The Reality of Educational Cuts in Secondary Schools

secondary school class sizesThis September many students walked into familiar classrooms and many took a seat; those late to arrive looked to the teacher, wondering where to sit in the absence of not just chairs but space. We don’t miss what we never had; however, this current generation of students are accustomed to a maximum of 25 in their classes. This September, the classroom setting has changed, with many students joined by an additional 8 to 9 students. Ask any assertive and empowered adult would they contain – yet alone teach a class of up to 34 teenagers in a confined space and you might just hear a resounding ‘Not a chance’. Yet, this is what teachers today are facing in packed classrooms, made of students with probably a number of diverse abilities and ambitions.

There are schools who are dealing with budgetary cuts in the same manner as a manager of any factory/company would do – they are making serious internal cuts. In the case of a school day, many are creating everything from study periods in the absence of subject teachers available to reduced timetables for some students. The Department of Education has responded by warning schools that they could face serious consequences if they send students home early or cancel classes because of cuts in staffing. Ruairi Quinn, the education minister, is concerned at unconfirmed reports that secondary schools have chosen to deprive students of tuition time. There are many principals that would welcome Ruairi Quinn’s alternative plan to work with his cuts.

About 800 jobs have been cut from 720 secondary schools by the inclusion of guidance counselling into overall teacher allocations this year, forcing schools to decide between less guidance provision, reduced subject choices, larger classes or a mix of those measures. A recent news report reported that one secondary school is sending younger pupils home early four days a week after axing a class, and another was replacing some taught classes with study periods — both in order to maintain the level of guidance and counselling for students. These are schools that for very good reasons recognise that they must maintain a guidance and counselling service in their schools. After all, little education can be attained by a child distressed or with emotional behavioural difficulties in the first place. It is not just the said child that is affected but the class that contains him/her.

The Association of Secondary Teachers Ireland (ASTI) recently said that it can understand why a principal might make a choice to reduce class times for some students. ‘We don’t know any schools where it’s happening, but it is a sign of the tough choices they are facing.’ For some schools, they have already cut subjects or merged higher and ordinary-level classes,’ a spokesperson said. The probably reality is: principals are getting creative with the budgetary cuts but nobody wants to formally admit to it – certainly not the Department of Education.

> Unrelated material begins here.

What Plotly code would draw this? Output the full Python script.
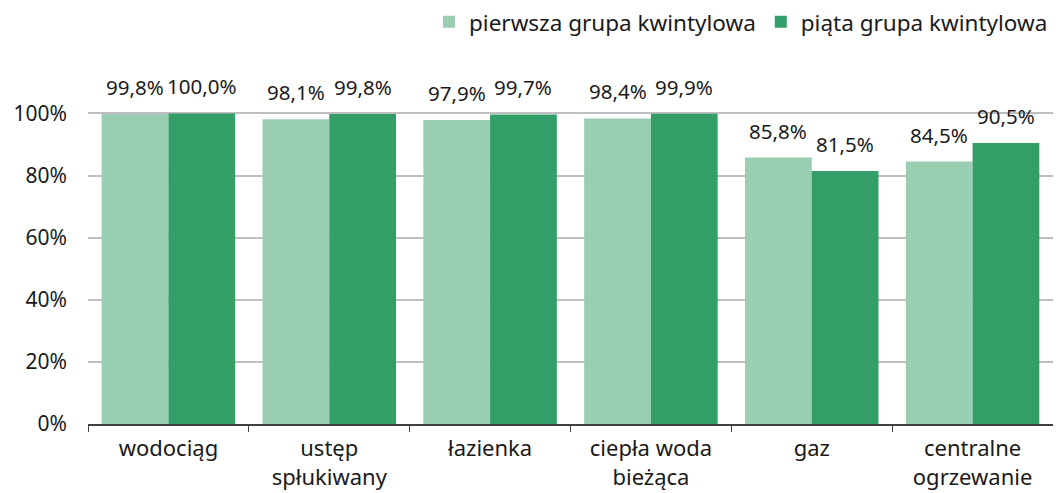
import plotly.graph_objects as go

categories = ["wodociąg", "ustęp<br>spłukiwany", "łazienka", "ciepła woda<br>bieżąca", "gaz", "centralne<br>ogrzewanie"]
series_names = ["pierwsza grupa kwintylowa", "piąta grupa kwintylowa"]
first_q = [99.8, 98.1, 97.9, 98.4, 85.8, 84.5]
fifth_q = [100.0, 99.8, 99.7, 99.9, 81.5, 90.5]
tick_vals = [0, 20, 40, 60, 80, 100]
tick_text = ["0%", "20%", "40%", "60%", "80%", "100%"]
colors = ["#99CEB3", "#339E68"]

FONT = "Noto Sans"
BARGAP = 0.17

def fmt(v):
    return f"{v:.1f}".replace(".", ",") + "%"

fig = go.Figure()
series = [first_q, fifth_q]
for name, vals, col in zip(series_names, series, colors):
    fig.add_trace(go.Bar(
        x=categories, y=vals, name=name,
        marker=dict(color=col, line=dict(width=0)),
    ))

# value labels above bars
bw = (1 - BARGAP) / len(series)
for si, vals in enumerate(series):
    off = (si - (len(series) - 1) / 2) * bw
    for ci, v in enumerate(vals):
        fig.add_annotation(x=ci + off, y=v, text=fmt(v), showarrow=False,
                           xref="x", yref="y", yanchor="bottom", yshift=11,
                           font=dict(size=20.5, color="#1a1a1a", family=FONT))

# page body adds an 8px margin, so the figure is 8px smaller
fig.update_layout(
    width=1053, height=485,
    margin=dict(l=80, r=8, t=62, b=69, autoexpand=False),
    plot_bgcolor="white", paper_bgcolor="white",
    barmode="group", bargap=BARGAP, bargroupgap=0,
    font=dict(family=FONT, size=22, color="#1a1a1a"),
    legend=dict(orientation="h", x=1.0, xanchor="right", y=1.135, yanchor="middle",
                font=dict(size=22.5), itemwidth=30, traceorder="normal"),
    showlegend=True,
)
fig.update_yaxes(range=[0, 114], tickvals=tick_vals, ticktext=tick_text,
                 showgrid=True, gridcolor="#BFBFBF", gridwidth=1.5,
                 zeroline=False, showline=False, ticks="", ticklabelstandoff=20,
                 tickfont=dict(size=21), automargin=False)
fig.update_xaxes(showline=True, linecolor="#404040", linewidth=1.5,
                 ticks="outside", tickson="boundaries", ticklen=6, tickcolor="#404040",
                 ticklabelstandoff=4, tickfont=dict(size=22), automargin=False)

fig.write_html("out.html")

The most recent OECD’s annual education report shows that Irish second-level schools out-perform most other countries. The report shows that Ireland has one of the highest school completion rates in the world with only two countries out of 26 coming ahead of Ireland. The average school completion rate for OECD countries is 84%, while in Ireland it is 94%. It is widely accepted that completing second-level education is highly correlated to employment status, lifetime earnings and according to the ASTI General Secretary Pat King, ‘A country’s completion rates for second and third-level education are vital to the development of a workforce which can compete in the global knowledge economy and ensure long-term economic growth.’ However, the ASTI has issued a stern and realistic warning to the Government that Ireland’s education ‘successes’ are under serious threat due to four years of Budget cuts. They also highlighted that the OECD’s educational findings does not take into account the impact of the cuts on second-level schools as the findings presented mainly relate to data collated before the cuts took place. The impact and results of continuous reduced funding, loss of teachers and the axing of vital support services on schools, such as Guidance and Counselling has yet to be measured and evaluated.

Recently, there was a news report that outlined how incensed parents were when their children attending a particular school were asked to bring in their own toilet paper. As humorous as this maybe for the reader of the report; this is just one example of the measures that principals have to resort to – in order to keep the school doors open. Hardly comparable to cutting classes or overcrowded classrooms but still evidence of the times we live in and an indication of what is yet to come. The next OECD report will no-doubt be a very different read in terms of our education ‘successes’.